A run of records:
--- START ---

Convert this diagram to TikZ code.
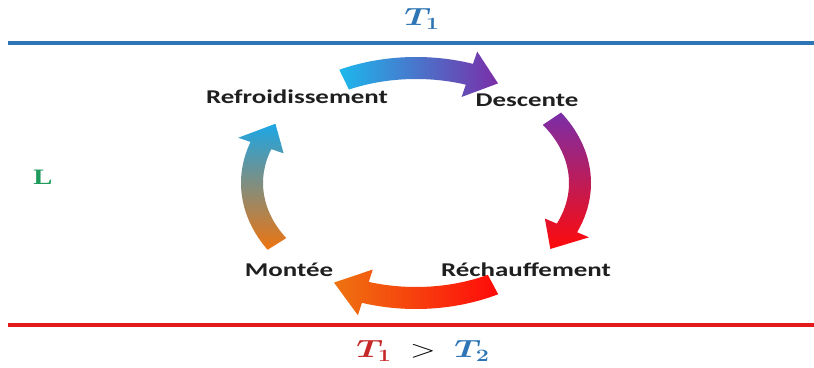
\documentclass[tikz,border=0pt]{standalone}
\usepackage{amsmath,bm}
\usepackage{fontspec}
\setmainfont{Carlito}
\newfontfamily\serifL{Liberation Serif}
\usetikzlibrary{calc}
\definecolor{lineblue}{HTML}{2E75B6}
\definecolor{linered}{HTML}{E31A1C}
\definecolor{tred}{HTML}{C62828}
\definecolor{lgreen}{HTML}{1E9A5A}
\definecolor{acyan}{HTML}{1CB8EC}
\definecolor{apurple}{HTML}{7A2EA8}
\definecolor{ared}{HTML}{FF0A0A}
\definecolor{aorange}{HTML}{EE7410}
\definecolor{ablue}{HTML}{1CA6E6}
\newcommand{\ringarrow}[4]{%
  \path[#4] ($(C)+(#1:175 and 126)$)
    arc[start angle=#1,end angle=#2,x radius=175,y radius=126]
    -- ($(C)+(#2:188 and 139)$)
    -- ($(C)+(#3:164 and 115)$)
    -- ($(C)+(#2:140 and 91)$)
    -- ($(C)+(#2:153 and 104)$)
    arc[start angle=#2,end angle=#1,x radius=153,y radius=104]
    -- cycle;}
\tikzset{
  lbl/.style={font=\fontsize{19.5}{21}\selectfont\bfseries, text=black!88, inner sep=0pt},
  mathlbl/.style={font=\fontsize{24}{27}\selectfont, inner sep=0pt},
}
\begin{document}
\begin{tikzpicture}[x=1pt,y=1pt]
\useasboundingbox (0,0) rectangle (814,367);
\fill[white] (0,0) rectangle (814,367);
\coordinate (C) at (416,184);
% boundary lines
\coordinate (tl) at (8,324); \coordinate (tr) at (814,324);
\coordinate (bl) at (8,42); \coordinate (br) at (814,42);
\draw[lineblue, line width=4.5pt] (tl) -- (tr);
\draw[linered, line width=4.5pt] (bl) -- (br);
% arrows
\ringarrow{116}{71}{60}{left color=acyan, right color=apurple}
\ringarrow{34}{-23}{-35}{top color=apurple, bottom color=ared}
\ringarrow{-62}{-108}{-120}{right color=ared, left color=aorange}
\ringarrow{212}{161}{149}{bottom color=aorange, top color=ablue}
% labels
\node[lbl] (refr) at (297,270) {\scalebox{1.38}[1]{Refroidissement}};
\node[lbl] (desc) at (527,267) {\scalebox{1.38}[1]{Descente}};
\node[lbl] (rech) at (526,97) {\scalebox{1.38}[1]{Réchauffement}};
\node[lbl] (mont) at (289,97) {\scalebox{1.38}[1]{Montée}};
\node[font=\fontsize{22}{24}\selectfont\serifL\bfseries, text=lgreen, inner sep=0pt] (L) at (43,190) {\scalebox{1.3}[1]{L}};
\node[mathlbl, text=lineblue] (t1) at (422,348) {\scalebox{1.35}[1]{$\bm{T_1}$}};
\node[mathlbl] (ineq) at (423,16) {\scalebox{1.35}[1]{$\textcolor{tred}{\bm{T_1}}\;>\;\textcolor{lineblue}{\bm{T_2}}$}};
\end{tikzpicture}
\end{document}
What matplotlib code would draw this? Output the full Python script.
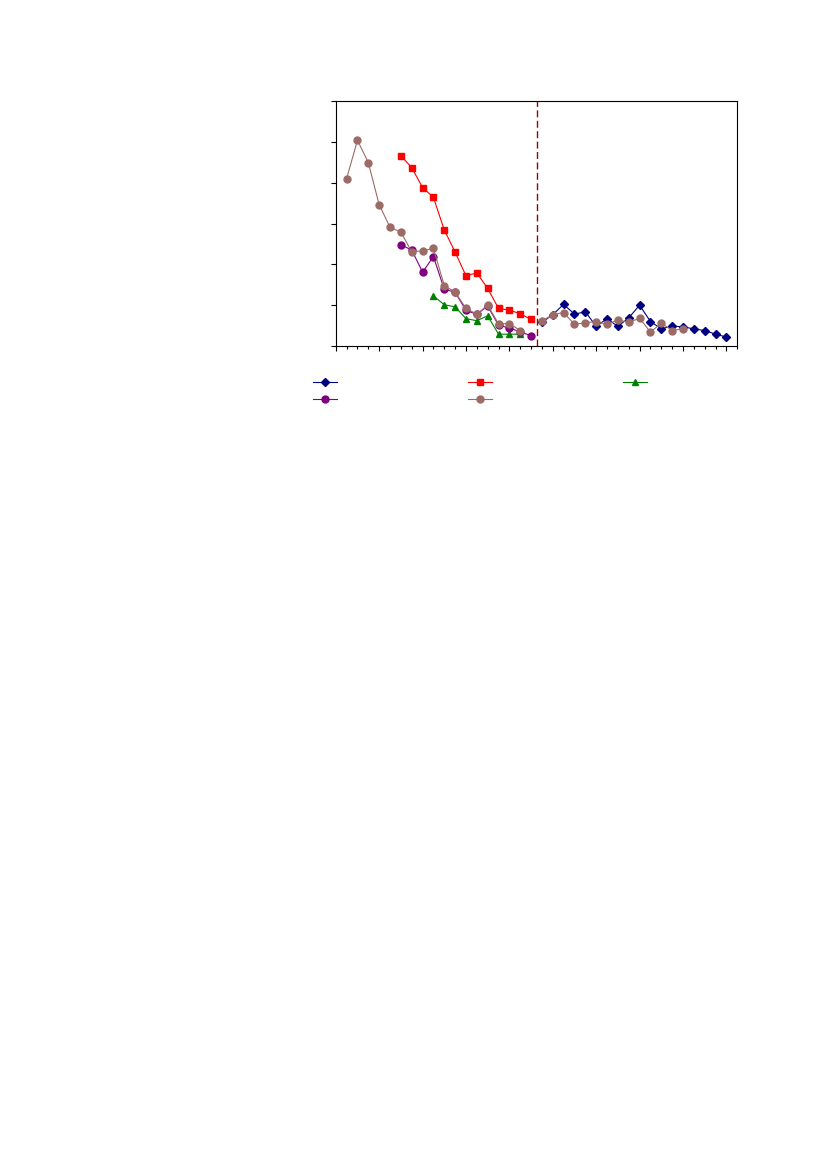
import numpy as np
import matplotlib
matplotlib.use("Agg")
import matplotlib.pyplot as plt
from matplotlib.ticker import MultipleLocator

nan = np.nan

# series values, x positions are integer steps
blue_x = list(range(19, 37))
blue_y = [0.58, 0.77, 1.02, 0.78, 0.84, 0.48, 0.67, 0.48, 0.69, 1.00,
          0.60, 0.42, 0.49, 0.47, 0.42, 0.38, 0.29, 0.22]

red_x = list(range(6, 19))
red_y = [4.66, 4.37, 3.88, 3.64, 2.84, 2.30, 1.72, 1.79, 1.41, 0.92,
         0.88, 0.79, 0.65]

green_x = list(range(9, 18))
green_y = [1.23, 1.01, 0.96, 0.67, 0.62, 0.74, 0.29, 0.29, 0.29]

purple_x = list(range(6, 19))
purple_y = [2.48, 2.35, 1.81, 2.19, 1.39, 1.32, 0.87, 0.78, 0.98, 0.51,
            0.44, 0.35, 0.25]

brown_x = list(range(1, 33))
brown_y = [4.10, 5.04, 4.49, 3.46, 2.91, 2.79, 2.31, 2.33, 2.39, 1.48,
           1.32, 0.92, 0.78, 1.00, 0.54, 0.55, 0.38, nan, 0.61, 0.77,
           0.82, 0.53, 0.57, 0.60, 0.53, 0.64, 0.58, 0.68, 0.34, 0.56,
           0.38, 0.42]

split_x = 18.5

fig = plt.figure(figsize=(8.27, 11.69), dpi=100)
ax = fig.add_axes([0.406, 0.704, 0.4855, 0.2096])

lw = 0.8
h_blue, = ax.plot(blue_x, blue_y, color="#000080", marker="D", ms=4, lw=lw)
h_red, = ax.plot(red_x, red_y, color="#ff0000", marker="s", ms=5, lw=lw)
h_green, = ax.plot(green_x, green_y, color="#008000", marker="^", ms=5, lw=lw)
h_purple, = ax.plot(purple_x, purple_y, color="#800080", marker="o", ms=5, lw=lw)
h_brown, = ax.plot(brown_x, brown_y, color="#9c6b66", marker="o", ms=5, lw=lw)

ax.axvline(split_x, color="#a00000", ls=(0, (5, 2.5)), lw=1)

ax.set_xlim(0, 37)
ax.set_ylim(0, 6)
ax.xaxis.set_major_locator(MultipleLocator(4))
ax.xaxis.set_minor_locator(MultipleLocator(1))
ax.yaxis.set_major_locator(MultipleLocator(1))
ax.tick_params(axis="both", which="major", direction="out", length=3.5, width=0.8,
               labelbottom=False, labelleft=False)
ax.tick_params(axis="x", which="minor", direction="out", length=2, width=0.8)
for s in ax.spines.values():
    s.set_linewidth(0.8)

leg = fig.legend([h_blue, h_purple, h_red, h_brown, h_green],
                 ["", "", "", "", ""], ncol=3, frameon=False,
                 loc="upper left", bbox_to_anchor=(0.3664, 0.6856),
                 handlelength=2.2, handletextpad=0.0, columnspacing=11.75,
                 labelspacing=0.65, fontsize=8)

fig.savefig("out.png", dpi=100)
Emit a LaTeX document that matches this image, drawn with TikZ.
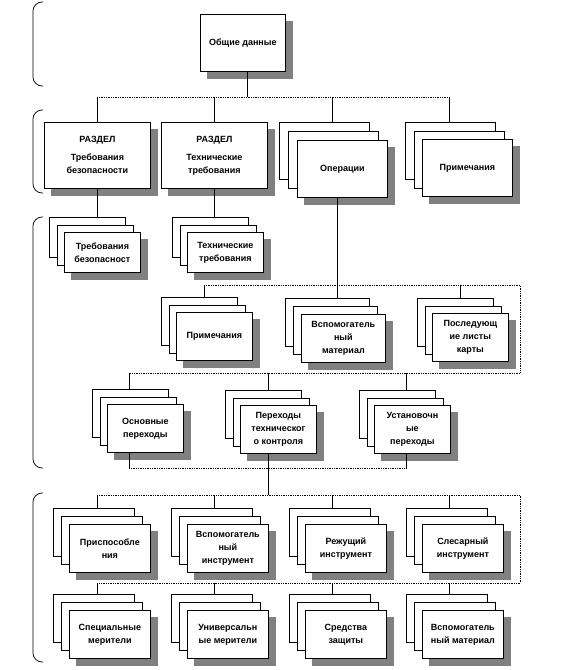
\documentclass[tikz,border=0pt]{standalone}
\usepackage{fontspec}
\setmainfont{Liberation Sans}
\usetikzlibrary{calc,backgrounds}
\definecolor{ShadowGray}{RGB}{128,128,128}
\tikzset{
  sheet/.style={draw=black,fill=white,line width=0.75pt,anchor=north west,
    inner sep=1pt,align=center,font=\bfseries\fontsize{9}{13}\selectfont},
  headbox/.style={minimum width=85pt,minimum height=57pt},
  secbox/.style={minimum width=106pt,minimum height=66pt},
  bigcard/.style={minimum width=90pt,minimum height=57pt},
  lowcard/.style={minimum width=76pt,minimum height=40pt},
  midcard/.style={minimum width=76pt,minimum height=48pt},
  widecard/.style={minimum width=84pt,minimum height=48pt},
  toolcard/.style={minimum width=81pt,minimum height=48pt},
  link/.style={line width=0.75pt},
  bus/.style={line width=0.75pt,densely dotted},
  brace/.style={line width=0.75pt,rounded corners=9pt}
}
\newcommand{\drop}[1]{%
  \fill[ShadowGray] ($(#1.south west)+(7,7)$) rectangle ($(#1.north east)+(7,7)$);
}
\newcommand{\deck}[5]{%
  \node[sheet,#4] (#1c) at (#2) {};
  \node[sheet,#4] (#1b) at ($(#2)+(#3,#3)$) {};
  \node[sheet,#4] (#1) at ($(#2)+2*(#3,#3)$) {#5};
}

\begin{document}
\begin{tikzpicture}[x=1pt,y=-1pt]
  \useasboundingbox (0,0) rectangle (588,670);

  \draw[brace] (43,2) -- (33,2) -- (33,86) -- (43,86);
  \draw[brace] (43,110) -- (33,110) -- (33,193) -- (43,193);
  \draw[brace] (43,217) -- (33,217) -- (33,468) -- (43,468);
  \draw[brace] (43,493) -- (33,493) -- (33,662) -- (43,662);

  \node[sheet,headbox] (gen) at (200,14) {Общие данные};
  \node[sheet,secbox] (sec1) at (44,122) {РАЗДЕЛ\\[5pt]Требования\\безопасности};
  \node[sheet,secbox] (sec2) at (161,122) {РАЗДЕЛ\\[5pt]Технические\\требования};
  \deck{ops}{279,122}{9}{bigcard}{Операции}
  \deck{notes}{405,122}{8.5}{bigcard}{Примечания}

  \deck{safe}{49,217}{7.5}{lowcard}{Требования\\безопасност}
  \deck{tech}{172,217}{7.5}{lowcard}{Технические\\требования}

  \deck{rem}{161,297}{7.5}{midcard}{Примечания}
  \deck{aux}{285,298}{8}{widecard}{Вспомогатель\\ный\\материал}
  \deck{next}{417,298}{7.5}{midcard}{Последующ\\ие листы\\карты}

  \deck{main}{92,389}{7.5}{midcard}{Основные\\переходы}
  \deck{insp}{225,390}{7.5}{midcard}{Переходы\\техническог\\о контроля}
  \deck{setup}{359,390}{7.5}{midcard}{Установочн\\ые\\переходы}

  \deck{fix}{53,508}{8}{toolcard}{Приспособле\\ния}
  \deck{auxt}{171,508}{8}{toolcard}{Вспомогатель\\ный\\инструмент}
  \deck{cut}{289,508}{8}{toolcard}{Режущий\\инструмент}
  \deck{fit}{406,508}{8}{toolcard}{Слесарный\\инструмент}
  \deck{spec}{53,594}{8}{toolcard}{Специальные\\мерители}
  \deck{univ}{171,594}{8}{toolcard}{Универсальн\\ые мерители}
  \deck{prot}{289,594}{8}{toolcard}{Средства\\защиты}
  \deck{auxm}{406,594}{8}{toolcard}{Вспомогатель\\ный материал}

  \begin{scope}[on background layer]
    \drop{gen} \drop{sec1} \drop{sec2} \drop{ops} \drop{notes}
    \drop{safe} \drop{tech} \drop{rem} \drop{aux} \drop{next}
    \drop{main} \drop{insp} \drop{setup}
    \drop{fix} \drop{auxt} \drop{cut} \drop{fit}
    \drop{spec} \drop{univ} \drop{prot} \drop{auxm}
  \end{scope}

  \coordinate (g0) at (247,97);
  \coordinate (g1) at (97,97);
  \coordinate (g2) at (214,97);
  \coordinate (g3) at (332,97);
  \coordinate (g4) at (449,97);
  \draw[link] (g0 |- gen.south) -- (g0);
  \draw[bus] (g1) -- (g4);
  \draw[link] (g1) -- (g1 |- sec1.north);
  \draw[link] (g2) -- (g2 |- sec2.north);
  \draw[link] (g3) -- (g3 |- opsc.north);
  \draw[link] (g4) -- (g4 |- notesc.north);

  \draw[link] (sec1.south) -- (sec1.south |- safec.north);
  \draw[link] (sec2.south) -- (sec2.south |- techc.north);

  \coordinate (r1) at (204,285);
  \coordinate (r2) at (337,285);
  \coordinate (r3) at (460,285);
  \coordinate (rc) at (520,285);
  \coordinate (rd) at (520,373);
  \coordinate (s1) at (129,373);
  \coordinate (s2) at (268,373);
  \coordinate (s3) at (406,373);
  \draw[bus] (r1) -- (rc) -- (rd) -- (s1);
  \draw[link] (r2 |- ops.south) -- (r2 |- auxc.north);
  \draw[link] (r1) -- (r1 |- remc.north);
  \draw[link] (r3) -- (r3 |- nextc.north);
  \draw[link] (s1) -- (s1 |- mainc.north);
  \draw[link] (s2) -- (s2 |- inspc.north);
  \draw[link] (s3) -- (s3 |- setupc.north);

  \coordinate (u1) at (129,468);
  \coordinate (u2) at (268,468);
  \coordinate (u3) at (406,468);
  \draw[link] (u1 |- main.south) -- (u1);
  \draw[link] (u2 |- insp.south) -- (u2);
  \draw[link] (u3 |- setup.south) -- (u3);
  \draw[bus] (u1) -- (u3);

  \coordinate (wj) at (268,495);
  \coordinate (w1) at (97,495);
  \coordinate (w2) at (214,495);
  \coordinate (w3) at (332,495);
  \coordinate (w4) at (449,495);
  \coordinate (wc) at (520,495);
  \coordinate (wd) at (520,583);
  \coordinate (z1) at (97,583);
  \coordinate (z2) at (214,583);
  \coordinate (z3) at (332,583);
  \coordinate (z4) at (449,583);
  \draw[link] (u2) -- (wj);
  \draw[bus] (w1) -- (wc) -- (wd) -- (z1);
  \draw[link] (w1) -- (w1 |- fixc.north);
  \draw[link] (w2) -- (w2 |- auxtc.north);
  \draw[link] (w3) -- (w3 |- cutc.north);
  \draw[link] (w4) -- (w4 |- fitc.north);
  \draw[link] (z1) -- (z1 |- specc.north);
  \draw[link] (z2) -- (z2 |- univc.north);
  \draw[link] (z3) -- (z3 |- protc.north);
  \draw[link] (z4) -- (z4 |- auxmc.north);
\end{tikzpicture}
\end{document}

--- END ---

Read the lines above. Gather those in which the string "this" is found.

Convert this diagram to TikZ code.
What matplotlib code would draw this? Output the full Python script.
Emit a LaTeX document that matches this image, drawn with TikZ.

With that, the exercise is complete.